Given request ▸
Select lines where the word "that" appears.

Entries ▸
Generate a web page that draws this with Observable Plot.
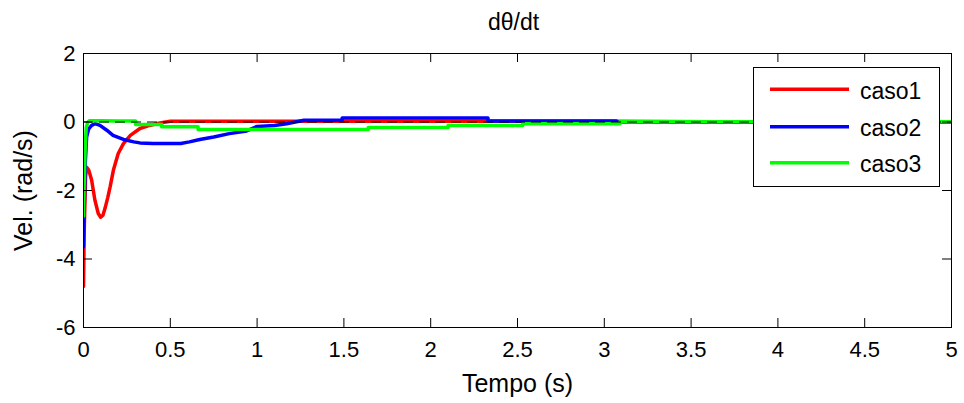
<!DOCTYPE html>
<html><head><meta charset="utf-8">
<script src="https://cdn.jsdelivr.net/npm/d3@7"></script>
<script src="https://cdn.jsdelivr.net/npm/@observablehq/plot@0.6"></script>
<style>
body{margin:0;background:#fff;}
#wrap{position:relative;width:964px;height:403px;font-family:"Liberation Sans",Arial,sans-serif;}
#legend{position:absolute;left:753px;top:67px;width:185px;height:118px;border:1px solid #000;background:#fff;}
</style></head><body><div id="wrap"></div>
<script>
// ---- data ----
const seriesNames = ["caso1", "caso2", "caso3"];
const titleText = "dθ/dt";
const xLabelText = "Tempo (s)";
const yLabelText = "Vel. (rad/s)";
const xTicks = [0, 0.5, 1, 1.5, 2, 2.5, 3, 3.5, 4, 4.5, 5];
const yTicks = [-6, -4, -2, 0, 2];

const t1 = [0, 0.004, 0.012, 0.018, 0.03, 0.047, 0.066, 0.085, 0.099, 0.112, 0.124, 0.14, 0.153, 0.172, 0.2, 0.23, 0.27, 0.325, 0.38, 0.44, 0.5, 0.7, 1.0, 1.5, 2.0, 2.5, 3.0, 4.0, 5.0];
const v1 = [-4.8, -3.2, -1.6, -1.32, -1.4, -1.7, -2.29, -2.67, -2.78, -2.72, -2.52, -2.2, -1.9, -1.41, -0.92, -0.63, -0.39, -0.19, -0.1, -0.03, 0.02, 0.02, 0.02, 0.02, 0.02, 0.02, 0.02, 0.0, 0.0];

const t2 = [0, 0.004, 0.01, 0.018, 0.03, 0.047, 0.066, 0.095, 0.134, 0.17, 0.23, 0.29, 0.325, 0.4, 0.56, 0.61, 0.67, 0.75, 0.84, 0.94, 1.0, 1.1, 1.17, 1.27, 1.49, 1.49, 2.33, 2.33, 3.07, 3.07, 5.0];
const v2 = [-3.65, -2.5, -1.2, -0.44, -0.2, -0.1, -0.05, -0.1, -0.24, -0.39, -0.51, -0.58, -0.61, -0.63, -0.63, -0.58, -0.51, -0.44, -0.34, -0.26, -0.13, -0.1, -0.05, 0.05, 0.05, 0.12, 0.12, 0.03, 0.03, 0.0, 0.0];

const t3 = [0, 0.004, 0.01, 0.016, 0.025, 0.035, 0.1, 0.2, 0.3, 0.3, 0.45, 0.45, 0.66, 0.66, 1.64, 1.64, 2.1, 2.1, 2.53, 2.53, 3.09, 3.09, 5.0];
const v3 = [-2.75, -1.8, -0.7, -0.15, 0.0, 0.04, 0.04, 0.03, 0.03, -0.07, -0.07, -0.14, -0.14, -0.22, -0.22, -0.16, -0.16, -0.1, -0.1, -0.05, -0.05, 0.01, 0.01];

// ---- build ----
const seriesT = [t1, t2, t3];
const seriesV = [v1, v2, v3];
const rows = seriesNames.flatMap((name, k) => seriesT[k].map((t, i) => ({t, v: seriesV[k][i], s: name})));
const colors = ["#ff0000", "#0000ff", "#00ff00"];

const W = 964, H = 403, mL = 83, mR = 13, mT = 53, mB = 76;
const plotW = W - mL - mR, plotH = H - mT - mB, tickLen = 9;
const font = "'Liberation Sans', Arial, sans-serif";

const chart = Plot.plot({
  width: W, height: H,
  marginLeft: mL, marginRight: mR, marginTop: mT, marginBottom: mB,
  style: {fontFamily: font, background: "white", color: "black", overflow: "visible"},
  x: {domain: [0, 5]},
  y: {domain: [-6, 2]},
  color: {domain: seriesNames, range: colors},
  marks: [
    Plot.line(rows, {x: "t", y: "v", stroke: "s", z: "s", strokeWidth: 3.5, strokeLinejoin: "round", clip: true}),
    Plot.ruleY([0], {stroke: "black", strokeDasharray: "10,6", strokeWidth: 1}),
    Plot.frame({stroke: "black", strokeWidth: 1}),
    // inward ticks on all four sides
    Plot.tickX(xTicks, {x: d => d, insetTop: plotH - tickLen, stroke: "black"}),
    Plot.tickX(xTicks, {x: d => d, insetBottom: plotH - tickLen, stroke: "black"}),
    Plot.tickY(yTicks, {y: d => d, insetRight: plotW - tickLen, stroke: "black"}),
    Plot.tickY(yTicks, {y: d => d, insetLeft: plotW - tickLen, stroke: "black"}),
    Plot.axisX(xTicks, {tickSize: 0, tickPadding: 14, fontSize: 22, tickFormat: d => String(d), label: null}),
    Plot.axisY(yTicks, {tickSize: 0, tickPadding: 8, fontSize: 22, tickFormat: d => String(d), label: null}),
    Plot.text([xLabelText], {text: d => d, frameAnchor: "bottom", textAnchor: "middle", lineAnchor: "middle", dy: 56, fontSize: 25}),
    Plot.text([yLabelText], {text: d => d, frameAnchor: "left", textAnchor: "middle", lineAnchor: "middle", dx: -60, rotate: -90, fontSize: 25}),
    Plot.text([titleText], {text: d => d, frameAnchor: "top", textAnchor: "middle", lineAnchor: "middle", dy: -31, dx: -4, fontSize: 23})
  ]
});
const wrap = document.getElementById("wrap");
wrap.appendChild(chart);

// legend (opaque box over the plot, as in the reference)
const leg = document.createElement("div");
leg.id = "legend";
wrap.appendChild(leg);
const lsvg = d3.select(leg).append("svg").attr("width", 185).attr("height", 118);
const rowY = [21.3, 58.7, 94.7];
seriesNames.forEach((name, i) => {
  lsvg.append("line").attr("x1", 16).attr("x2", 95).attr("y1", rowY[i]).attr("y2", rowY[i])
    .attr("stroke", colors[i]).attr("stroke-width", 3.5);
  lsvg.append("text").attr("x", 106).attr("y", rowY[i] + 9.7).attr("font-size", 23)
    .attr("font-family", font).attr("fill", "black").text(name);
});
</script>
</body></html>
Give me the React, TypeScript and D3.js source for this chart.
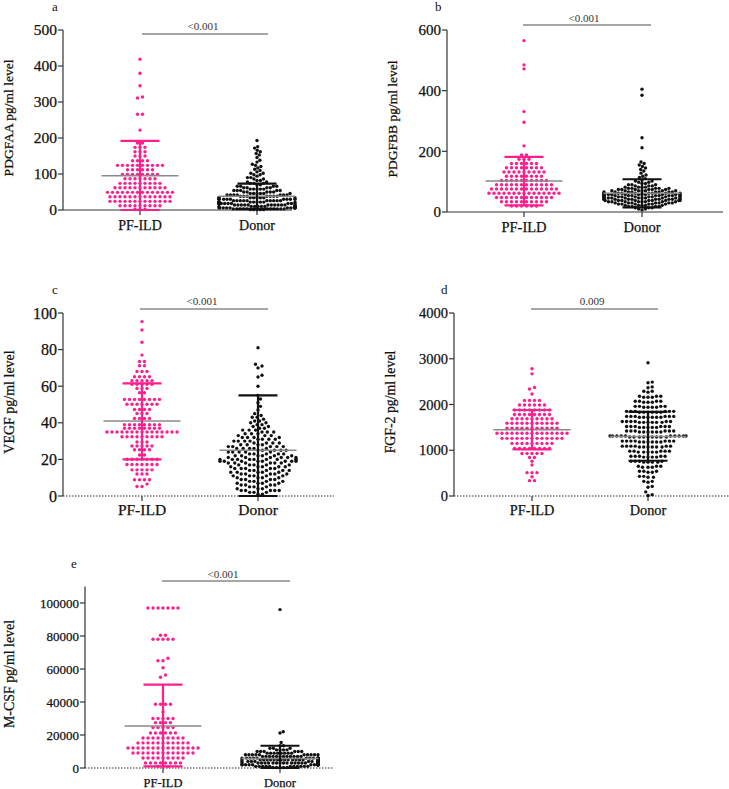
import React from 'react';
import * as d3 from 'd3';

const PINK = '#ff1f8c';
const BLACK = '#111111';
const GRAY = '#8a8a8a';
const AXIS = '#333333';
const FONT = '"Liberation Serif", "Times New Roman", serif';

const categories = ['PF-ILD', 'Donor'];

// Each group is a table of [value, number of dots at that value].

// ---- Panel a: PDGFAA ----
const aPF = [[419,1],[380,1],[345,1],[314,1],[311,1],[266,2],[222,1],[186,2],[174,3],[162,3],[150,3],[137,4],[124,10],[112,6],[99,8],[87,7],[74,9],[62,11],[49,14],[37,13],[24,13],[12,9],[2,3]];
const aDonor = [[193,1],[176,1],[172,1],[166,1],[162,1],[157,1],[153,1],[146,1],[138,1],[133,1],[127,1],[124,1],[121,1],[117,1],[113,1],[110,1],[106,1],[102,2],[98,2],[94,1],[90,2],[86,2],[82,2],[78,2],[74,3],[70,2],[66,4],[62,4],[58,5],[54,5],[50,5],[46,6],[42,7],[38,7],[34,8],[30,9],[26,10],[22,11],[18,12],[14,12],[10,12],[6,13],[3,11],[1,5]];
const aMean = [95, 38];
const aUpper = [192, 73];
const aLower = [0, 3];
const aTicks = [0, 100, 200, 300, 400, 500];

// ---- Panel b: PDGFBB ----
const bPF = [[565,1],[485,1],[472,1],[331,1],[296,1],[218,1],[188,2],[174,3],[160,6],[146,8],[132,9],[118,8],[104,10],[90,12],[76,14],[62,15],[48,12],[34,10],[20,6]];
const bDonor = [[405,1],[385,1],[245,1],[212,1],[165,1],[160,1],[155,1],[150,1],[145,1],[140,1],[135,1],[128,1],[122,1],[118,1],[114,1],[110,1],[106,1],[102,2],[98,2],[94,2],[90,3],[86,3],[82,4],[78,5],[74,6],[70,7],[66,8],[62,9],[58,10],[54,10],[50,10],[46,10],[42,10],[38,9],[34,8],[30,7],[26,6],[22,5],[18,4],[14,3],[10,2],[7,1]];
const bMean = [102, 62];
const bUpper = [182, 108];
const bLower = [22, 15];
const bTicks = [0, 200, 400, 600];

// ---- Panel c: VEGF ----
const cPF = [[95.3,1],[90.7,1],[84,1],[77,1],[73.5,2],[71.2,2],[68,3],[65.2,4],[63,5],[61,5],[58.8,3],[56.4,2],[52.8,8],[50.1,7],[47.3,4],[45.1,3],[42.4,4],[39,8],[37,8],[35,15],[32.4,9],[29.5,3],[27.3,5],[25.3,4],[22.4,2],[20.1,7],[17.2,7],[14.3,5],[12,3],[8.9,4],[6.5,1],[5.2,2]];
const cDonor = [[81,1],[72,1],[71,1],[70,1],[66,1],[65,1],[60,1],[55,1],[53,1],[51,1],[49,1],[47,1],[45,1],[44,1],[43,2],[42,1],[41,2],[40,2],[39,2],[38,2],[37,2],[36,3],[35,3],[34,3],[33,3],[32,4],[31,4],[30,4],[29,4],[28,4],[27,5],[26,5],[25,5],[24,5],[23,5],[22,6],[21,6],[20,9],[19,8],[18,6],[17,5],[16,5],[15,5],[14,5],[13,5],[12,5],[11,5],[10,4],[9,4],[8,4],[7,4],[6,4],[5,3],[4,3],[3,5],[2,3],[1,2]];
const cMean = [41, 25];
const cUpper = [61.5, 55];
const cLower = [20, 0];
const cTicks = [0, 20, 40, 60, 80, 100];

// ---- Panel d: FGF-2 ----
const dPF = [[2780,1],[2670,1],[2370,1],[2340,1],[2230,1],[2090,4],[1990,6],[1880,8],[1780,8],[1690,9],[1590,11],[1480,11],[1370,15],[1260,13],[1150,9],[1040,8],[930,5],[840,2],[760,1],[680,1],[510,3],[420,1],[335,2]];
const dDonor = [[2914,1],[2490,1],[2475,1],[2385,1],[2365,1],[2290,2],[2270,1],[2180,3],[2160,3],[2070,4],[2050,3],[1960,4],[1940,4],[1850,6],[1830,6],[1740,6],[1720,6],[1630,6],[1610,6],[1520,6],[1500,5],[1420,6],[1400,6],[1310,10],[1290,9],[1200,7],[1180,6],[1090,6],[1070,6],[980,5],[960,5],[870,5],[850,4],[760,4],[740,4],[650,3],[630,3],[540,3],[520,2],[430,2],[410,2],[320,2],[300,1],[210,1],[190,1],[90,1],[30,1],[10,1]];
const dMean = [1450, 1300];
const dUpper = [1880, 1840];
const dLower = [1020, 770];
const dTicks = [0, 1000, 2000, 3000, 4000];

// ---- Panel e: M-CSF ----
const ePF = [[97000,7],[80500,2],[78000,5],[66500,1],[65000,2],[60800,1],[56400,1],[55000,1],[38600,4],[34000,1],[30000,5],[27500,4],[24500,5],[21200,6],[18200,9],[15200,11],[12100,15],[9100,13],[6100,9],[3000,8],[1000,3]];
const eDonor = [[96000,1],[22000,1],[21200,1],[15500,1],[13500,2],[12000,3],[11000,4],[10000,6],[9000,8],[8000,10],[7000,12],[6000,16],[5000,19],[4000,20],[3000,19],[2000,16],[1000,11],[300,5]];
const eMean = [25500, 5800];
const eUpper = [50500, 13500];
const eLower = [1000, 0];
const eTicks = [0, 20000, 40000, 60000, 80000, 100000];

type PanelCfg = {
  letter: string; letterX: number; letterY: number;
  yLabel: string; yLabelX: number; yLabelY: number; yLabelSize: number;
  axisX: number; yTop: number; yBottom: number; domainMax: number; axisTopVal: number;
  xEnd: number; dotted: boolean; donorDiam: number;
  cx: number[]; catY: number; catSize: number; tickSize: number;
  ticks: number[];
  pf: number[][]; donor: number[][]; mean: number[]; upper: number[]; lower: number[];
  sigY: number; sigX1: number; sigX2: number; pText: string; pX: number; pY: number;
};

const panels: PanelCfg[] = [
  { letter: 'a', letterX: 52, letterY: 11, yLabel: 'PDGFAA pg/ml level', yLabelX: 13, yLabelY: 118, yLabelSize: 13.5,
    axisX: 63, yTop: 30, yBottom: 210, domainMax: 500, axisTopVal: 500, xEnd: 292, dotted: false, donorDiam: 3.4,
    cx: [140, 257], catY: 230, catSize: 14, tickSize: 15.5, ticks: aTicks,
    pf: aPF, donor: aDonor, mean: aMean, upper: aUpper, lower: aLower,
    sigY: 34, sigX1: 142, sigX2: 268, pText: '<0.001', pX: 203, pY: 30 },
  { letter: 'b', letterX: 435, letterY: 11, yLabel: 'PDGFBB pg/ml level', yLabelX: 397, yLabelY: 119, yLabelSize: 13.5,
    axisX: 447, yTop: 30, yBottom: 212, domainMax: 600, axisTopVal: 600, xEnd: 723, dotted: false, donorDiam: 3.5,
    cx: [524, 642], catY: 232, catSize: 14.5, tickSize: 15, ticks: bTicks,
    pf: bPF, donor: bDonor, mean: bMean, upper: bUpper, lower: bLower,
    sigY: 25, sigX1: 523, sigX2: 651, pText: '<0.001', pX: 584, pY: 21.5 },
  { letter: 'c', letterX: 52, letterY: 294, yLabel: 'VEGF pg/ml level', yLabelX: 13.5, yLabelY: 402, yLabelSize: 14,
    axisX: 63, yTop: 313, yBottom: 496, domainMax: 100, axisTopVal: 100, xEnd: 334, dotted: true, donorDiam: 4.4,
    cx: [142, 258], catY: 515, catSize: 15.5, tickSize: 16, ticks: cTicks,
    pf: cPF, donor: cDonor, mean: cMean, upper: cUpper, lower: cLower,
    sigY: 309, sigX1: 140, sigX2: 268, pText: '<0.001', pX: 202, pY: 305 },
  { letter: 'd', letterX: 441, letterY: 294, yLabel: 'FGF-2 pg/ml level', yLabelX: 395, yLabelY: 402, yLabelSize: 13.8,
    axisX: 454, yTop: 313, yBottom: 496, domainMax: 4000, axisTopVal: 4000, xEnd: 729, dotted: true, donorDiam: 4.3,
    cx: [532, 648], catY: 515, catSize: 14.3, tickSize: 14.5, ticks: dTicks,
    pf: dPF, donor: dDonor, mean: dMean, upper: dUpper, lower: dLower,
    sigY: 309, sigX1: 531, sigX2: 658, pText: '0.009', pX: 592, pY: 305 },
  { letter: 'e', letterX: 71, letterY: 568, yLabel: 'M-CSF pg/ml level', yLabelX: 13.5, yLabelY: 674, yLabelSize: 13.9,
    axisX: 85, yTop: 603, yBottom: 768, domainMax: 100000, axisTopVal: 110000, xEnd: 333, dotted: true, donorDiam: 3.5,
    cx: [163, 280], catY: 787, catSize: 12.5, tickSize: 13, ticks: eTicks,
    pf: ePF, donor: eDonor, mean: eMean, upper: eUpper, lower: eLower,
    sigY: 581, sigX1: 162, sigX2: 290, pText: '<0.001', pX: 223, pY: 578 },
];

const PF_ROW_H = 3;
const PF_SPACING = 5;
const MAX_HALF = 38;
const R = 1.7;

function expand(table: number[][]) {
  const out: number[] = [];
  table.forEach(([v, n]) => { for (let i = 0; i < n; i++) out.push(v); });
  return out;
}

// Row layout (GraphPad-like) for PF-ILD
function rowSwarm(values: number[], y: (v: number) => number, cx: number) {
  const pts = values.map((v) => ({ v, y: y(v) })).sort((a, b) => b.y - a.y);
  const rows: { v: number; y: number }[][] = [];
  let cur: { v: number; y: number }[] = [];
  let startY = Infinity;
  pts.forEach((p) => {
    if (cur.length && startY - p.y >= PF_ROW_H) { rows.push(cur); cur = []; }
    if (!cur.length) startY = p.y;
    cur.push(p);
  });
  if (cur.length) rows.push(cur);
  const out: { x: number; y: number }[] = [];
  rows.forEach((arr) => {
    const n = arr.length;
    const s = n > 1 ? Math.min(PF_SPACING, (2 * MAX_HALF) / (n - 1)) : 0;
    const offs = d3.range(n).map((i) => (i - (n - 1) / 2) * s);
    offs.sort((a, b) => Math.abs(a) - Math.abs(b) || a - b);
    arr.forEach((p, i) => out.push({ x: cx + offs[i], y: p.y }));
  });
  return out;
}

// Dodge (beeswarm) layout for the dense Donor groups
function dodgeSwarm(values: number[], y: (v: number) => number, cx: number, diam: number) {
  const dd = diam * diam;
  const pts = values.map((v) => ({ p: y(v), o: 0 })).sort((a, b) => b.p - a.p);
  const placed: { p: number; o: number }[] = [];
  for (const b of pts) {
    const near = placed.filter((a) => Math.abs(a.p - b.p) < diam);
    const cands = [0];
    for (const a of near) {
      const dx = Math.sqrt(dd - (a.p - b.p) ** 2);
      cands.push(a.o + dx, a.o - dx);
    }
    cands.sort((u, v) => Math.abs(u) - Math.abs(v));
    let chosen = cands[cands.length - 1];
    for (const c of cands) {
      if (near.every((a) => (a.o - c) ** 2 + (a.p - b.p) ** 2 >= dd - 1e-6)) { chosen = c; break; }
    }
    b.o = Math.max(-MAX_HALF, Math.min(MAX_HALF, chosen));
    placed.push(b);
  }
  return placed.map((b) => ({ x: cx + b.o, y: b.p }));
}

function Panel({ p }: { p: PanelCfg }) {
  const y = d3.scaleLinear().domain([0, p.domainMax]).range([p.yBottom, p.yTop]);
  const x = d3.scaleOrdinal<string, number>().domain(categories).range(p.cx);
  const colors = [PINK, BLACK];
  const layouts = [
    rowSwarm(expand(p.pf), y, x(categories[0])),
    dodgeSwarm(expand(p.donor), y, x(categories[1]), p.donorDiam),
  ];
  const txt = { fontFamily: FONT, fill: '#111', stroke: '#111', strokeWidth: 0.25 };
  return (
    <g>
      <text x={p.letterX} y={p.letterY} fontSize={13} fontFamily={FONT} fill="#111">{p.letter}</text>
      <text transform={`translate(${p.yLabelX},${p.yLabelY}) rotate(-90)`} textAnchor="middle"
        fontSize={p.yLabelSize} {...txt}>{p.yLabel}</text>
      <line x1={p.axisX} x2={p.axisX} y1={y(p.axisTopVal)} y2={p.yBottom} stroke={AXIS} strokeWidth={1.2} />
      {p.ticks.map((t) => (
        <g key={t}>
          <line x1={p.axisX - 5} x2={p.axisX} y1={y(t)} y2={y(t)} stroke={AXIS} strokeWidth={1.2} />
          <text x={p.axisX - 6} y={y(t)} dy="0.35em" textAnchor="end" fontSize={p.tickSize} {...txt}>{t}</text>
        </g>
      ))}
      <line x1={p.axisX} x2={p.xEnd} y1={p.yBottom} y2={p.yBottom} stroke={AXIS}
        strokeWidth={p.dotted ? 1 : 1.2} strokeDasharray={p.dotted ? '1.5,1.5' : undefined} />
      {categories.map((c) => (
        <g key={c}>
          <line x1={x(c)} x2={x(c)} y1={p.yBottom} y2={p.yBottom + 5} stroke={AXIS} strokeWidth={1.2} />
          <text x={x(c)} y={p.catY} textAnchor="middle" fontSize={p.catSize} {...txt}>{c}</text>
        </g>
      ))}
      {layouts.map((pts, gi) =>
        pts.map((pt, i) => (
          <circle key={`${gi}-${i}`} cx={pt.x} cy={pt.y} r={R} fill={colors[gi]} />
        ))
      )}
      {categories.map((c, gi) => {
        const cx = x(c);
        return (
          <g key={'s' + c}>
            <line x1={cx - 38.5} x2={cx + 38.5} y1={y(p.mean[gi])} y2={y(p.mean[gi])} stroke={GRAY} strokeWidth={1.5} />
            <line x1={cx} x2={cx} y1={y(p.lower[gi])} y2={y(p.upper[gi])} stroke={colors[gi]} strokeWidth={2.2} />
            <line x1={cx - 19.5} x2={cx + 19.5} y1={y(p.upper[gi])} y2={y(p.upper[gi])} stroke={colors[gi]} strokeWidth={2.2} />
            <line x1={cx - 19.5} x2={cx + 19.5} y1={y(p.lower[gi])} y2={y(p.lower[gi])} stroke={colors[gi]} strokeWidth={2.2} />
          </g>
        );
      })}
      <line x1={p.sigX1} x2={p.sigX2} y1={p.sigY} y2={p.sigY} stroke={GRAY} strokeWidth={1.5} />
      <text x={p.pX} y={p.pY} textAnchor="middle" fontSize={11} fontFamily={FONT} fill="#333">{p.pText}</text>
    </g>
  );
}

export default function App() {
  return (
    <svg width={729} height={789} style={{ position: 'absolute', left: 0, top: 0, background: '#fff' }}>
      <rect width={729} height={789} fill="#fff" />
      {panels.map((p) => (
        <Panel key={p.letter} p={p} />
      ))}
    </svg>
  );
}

Solution to this task ▸
Generate a web page that draws this with Observable Plot.
// Each group is a table of [value, number of dots at that value].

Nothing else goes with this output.